Enhancing Diversity and Feasibility: Joint Population Synthesis from Multi-source Data Using Generative Models

TL;DR

This paper introduces a novel joint generative model using WGANs to synthesize diverse and feasible populations from multiple data sources, improving over traditional sequential methods in urban planning applications.

Contribution

The study presents a new joint learning approach with a regularization term for better diversity and feasibility in synthetic population generation from multi-source data.

Findings

Joint approach outperforms sequential baseline in recall and precision.

Regularization improves diversity and feasibility metrics.

Overall similarity score increased to 88.1 from 84.6.

Abstract

Generating realistic synthetic populations is essential for agent-based models (ABM) in transportation and urban planning. Current methods face two major limitations. First, many rely on a single dataset or follow a sequential data fusion and generation process, which means they fail to capture the complex interplay between features. Second, these approaches struggle with sampling zeros (valid but unobserved attribute combinations) and structural zeros (infeasible combinations due to logical constraints), which reduce the diversity and feasibility of the generated data.
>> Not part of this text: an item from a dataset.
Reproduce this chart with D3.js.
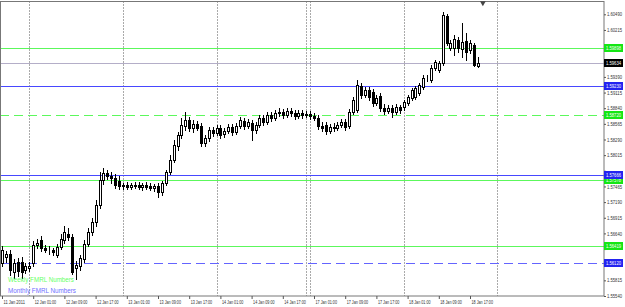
<!DOCTYPE html>
<html><head><meta charset="utf-8">
<script src="https://cdn.jsdelivr.net/npm/d3@7"></script>
<style>body{margin:0;background:#fff;} svg{display:block;}</style>
</head><body>
<svg id="c" width="625" height="307"></svg>
<script>
// ---- DATA (GBPUSD H1, 11 Jan 2011 17:00 .. 18 Jan 2011) ----
const open  = [1.56120,1.56226,1.56279,1.55962,1.56138,1.56138,1.55997,1.56032,1.56120,1.56436,1.56524,1.56384,1.56349,1.56349,1.56261,1.56401,1.56524,1.56630,1.56577,1.56032,1.56068,1.56191,1.56454,1.56665,1.56841,1.57139,1.57578,1.57701,1.57649,1.57613,1.57560,1.57473,1.57490,1.57455,1.57490,1.57490,1.57455,1.57490,1.57473,1.57437,1.57473,1.57368,1.57525,1.57719,1.57930,1.58176,1.58369,1.58527,1.58633,1.58492,1.58562,1.58527,1.58228,1.58316,1.58457,1.58404,1.58492,1.58387,1.58439,1.58510,1.58422,1.58527,1.58615,1.58527,1.58580,1.58457,1.58545,1.58668,1.58598,1.58720,1.58668,1.58756,1.58773,1.58720,1.58791,1.58756,1.58703,1.58756,1.58720,1.58738,1.58703,1.58668,1.58527,1.58545,1.58439,1.58510,1.58492,1.58545,1.58598,1.58527,1.58773,1.58808,1.59230,1.59072,1.59160,1.59125,1.58931,1.59054,1.58843,1.58791,1.58843,1.58773,1.58861,1.58861,1.58931,1.59019,1.59037,1.59107,1.59212,1.59370,1.59335,1.59546,1.59511,1.59634,1.60460,1.59898,1.59898,1.60038,1.59880,1.60021,1.59863,1.59950,1.59582];
const high  = [1.56419,1.56331,1.56349,1.56191,1.56208,1.56226,1.56120,1.56138,1.56506,1.56542,1.56594,1.56436,1.56419,1.56384,1.56454,1.56630,1.56770,1.56735,1.56630,1.56155,1.56261,1.56524,1.56735,1.56911,1.57227,1.57719,1.57789,1.57754,1.57719,1.57684,1.57649,1.57525,1.57543,1.57525,1.57543,1.57543,1.57525,1.57543,1.57525,1.57508,1.57525,1.57560,1.57754,1.58018,1.58281,1.58422,1.58668,1.58773,1.58685,1.58633,1.58615,1.58580,1.58369,1.58510,1.58510,1.58545,1.58545,1.58492,1.58562,1.58562,1.58580,1.58685,1.58668,1.58650,1.58633,1.58598,1.58720,1.58720,1.58773,1.58773,1.58808,1.58843,1.58826,1.58843,1.58843,1.58808,1.58808,1.58808,1.58791,1.58791,1.58756,1.58720,1.58598,1.58598,1.58562,1.58580,1.58598,1.58650,1.58650,1.58826,1.59037,1.59335,1.59283,1.59212,1.59212,1.59177,1.59072,1.59107,1.58914,1.58896,1.58896,1.58914,1.58896,1.58984,1.59072,1.59195,1.59230,1.59283,1.59423,1.59423,1.59599,1.59687,1.59669,1.60530,1.60495,1.60038,1.60126,1.60091,1.60337,1.60161,1.60038,1.59985,1.59740];
const low   = [1.56068,1.56138,1.55909,1.55856,1.55892,1.55856,1.55944,1.55979,1.56068,1.56384,1.56331,1.56314,1.56279,1.56261,1.56226,1.56366,1.56471,1.56524,1.55927,1.55839,1.55997,1.56138,1.56419,1.56612,1.56770,1.57086,1.57508,1.57596,1.57525,1.57437,1.57420,1.57420,1.57420,1.57420,1.57437,1.57420,1.57403,1.57420,1.57403,1.57385,1.57280,1.57315,1.57490,1.57684,1.57895,1.58106,1.58316,1.58457,1.58439,1.58422,1.58457,1.58176,1.58176,1.58263,1.58351,1.58369,1.58316,1.58334,1.58404,1.58369,1.58387,1.58492,1.58474,1.58492,1.58281,1.58404,1.58510,1.58545,1.58562,1.58615,1.58633,1.58703,1.58668,1.58685,1.58703,1.58650,1.58668,1.58668,1.58685,1.58650,1.58633,1.58474,1.58439,1.58387,1.58404,1.58439,1.58457,1.58510,1.58457,1.58492,1.58738,1.58773,1.59019,1.59037,1.58984,1.58879,1.58896,1.58791,1.58738,1.58756,1.58685,1.58738,1.58756,1.58808,1.58896,1.58984,1.59002,1.59072,1.59177,1.59318,1.59300,1.59511,1.59476,1.59599,1.59950,1.59863,1.59775,1.59828,1.59740,1.59687,1.59810,1.59582,1.59564];
const close = [1.56349,1.56279,1.55997,1.56120,1.55979,1.55962,1.56068,1.56068,1.56436,1.56471,1.56384,1.56349,1.56349,1.56314,1.56401,1.56542,1.56665,1.56577,1.55962,1.56085,1.56208,1.56454,1.56665,1.56841,1.57139,1.57578,1.57701,1.57649,1.57613,1.57490,1.57473,1.57490,1.57455,1.57490,1.57473,1.57455,1.57490,1.57455,1.57437,1.57473,1.57368,1.57525,1.57719,1.57930,1.58193,1.58369,1.58545,1.58633,1.58492,1.58562,1.58492,1.58228,1.58316,1.58457,1.58404,1.58492,1.58369,1.58439,1.58510,1.58422,1.58527,1.58633,1.58527,1.58598,1.58457,1.58545,1.58668,1.58598,1.58720,1.58668,1.58756,1.58773,1.58720,1.58791,1.58756,1.58703,1.58756,1.58720,1.58738,1.58703,1.58668,1.58527,1.58492,1.58439,1.58510,1.58492,1.58545,1.58598,1.58510,1.58773,1.58984,1.59247,1.59072,1.59160,1.59037,1.58931,1.59019,1.58843,1.58791,1.58843,1.58773,1.58861,1.58808,1.58949,1.59037,1.59160,1.59195,1.59247,1.59370,1.59375,1.59546,1.59652,1.59634,1.60477,1.59985,1.59985,1.60056,1.59898,1.60003,1.59828,1.59985,1.59599,1.59634];

const priceTicks = [1.55540,1.55815,1.56090,1.56365,1.56640,1.56915,1.57190,1.57465,1.57740,1.58015,1.58290,1.58565,1.58840,1.59115,1.59390,1.59665,1.59940,1.60215,1.60490];
const timeLabels = ["11 Jan 2011","12 Jan 01:00","12 Jan 09:00","12 Jan 17:00","13 Jan 01:00","13 Jan 09:00","13 Jan 17:00","14 Jan 01:00","14 Jan 09:00","14 Jan 17:00","17 Jan 01:00","17 Jan 09:00","17 Jan 17:00","18 Jan 01:00","18 Jan 09:00","18 Jan 17:00"];
const timeLabelBars = [0,8,16,24,32,40,48,56,64,72,80,88,96,104,112,120];
const daySeparatorBars = [7,31,55,78,79,103,127];

const weeklyLevels  = [1.59898, 1.58720, 1.57578, 1.56419];
const monthlyLevels = [1.59230, 1.57666, 1.56120];
const legendNames = ["Weekly FMRL Numbers", "Monthly FMRL Numbers"];

// ---- STYLES ----
const weeklyDashed = [false, true, false, false];
const monthlyDashed = [false, false, true];
const GREEN = "#5cf85c", BLUE = "#4848ff", BIDLINE = "#b4aec8";
const FONT = "Liberation Sans, Arial, sans-serif";

// ---- DRAW ----
const svg = d3.select("#c");
const plotR = 604, plotB = 296, plotT = 1.5;
const x = d3.scaleLinear().domain([0, 100]).range([2, 392]);
const y = d3.scaleLinear().domain([1.55540, 1.60490]).range([296, 14.3]);
const cx = i => Math.round(x(i)) + 0.5;
const cy = v => Math.round(y(v)) + 0.5;

svg.append("rect").attr("width", 625).attr("height", 307).attr("fill", "#fff");

// day separators
svg.append("g").selectAll("line").data(daySeparatorBars).join("line")
  .attr("x1", d => cx(d)).attr("x2", d => cx(d))
  .attr("y1", plotT).attr("y2", plotB)
  .attr("stroke", "#555").attr("stroke-width", 1).attr("stroke-dasharray", "1,2");

// levels
const levels = [];
weeklyLevels.forEach((v, k) => levels.push({v, color: GREEN, dashed: weeklyDashed[k]}));
monthlyLevels.forEach((v, k) => levels.push({v, color: BLUE, dashed: monthlyDashed[k]}));
const lastClose = close[close.length - 1];

svg.append("line").attr("x1", 0).attr("x2", plotR).attr("y1", cy(lastClose)).attr("y2", cy(lastClose))
  .attr("stroke", BIDLINE).attr("stroke-width", 1);
svg.append("g").selectAll("line").data(levels).join("line")
  .attr("x1", 0).attr("x2", plotR)
  .attr("y1", d => cy(d.v)).attr("y2", d => cy(d.v))
  .attr("stroke", d => d.dashed && d.color === BLUE ? "#6464ff" : d.color).attr("stroke-width", 1)
  .attr("stroke-dasharray", d => d.dashed ? "9,5" : null);

// candles
const bars = open.map((o, i) => ({i, o, h: high[i], l: low[i], c: close[i]}));
const cg = svg.append("g");
cg.selectAll("line").data(bars).join("line")
  .attr("x1", d => cx(d.i)).attr("x2", d => cx(d.i))
  .attr("y1", d => Math.round(y(d.h))).attr("y2", d => Math.round(y(d.l)) + 1)
  .attr("stroke", "#000").attr("stroke-width", 1);
cg.selectAll("rect").data(bars).join("rect")
  .attr("x", d => cx(d.i) - 1)
  .attr("width", 2)
  .attr("y", d => cy(Math.max(d.o, d.c)))
  .attr("height", d => Math.max(0, cy(Math.min(d.o, d.c)) - cy(Math.max(d.o, d.c))))
  .attr("fill", d => d.c >= d.o ? "#fff" : "#000")
  .attr("stroke", "#000").attr("stroke-width", 1);

// frame
svg.append("rect").attr("x", 0.5).attr("y", plotT).attr("width", plotR - 0.5).attr("height", plotB - plotT)
  .attr("fill", "none").attr("stroke", "#777").attr("stroke-width", 1);

// price tags (level values + last price)
const tags = levels.map(d => ({v: d.v, bg: d.color === GREEN ? "#14e614" : "#2323f0"}));
tags.push({v: lastClose, bg: "#000"});

// right price axis
const ya = svg.append("g").attr("transform", `translate(${plotR},0)`)
  .call(d3.axisRight(y).tickValues(priceTicks).tickFormat(d3.format(".5f")).tickSize(2).tickPadding(1));
ya.select(".domain").remove();
ya.selectAll("line").attr("stroke", "#555");
ya.selectAll("text").attr("font-family", FONT).attr("font-size", 5).attr("fill", "#333")
  .attr("textLength", 15).attr("lengthAdjust", "spacingAndGlyphs")
  .attr("display", d => tags.some(t => Math.abs(y(t.v) - y(d)) < 5) ? "none" : null);

// bottom time axis
const xa = svg.append("g").attr("transform", `translate(0,${plotB})`)
  .call(d3.axisBottom(x).tickValues(timeLabelBars).tickFormat((d, k) => timeLabels[k]).tickSize(3).tickPadding(1));
xa.select(".domain").remove();
xa.selectAll("line").attr("stroke", "#555");
xa.selectAll("text").attr("text-anchor", "start").attr("dx", 1).attr("font-family", FONT)
  .attr("font-size", 5.4).attr("fill", "#333")
  .attr("textLength", 21.5).attr("lengthAdjust", "spacingAndGlyphs");

const tg = svg.append("g").selectAll("g").data(tags).join("g")
  .attr("transform", d => `translate(${plotR},${Math.round(y(d.v))})`);
tg.append("rect").attr("x", 0).attr("y", -4).attr("width", 19).attr("height", 8).attr("fill", d => d.bg);
tg.append("text").attr("x", 2).attr("y", 2).attr("font-family", FONT).attr("font-size", 5)
  .attr("fill", "#fff").attr("textLength", 15).attr("lengthAdjust", "spacingAndGlyphs")
  .text(d => d3.format(".5f")(d.v));

// shift marker
svg.append("path").attr("d", d3.symbol(d3.symbolTriangle, 14)())
  .attr("transform", `translate(${x(123.3)},3) rotate(180)`).attr("fill", "#444");

// legend
svg.append("text").attr("x", 8).attr("y", 282).attr("font-family", FONT).attr("font-size", 7)
  .attr("fill", "#66ff66").attr("textLength", 66).attr("lengthAdjust", "spacingAndGlyphs").text(legendNames[0]);
svg.append("text").attr("x", 8).attr("y", 292.5).attr("font-family", FONT).attr("font-size", 7)
  .attr("fill", "#6f6fff").attr("textLength", 68).attr("lengthAdjust", "spacingAndGlyphs").text(legendNames[1]);
</script>
</body></html>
This study proposes a novel method to simultaneously integrate and synthesize multi-source datasets using a Wasserstein Generative Adversarial Network (WGAN) with gradient penalty. This joint learning method improves both the diversity and feasibility of synthetic data by defining a regularization term (inverse gradient penalty) for the generator loss function. For the evaluation, we implement a unified evaluation metric for similarity, and place special emphasis on measuring diversity and feasibility through recall, precision, and the F1 score. Results show that the proposed joint approach outperforms the sequential baseline, with recall increasing by 7\% and precision by 15\%. Additionally, the regularization term further improves diversity and feasibility, reflected in a 10\% increase in recall and 1\% in precision. We assess similarity distributions using a five-metric score. The joint approach performs better overall, and reaches a score of 88.1 compared to 84.6 for the sequential method. Since synthetic populations serve as a key input for ABM, this multi-source generative approach has the potential to significantly enhance the accuracy and reliability of ABM.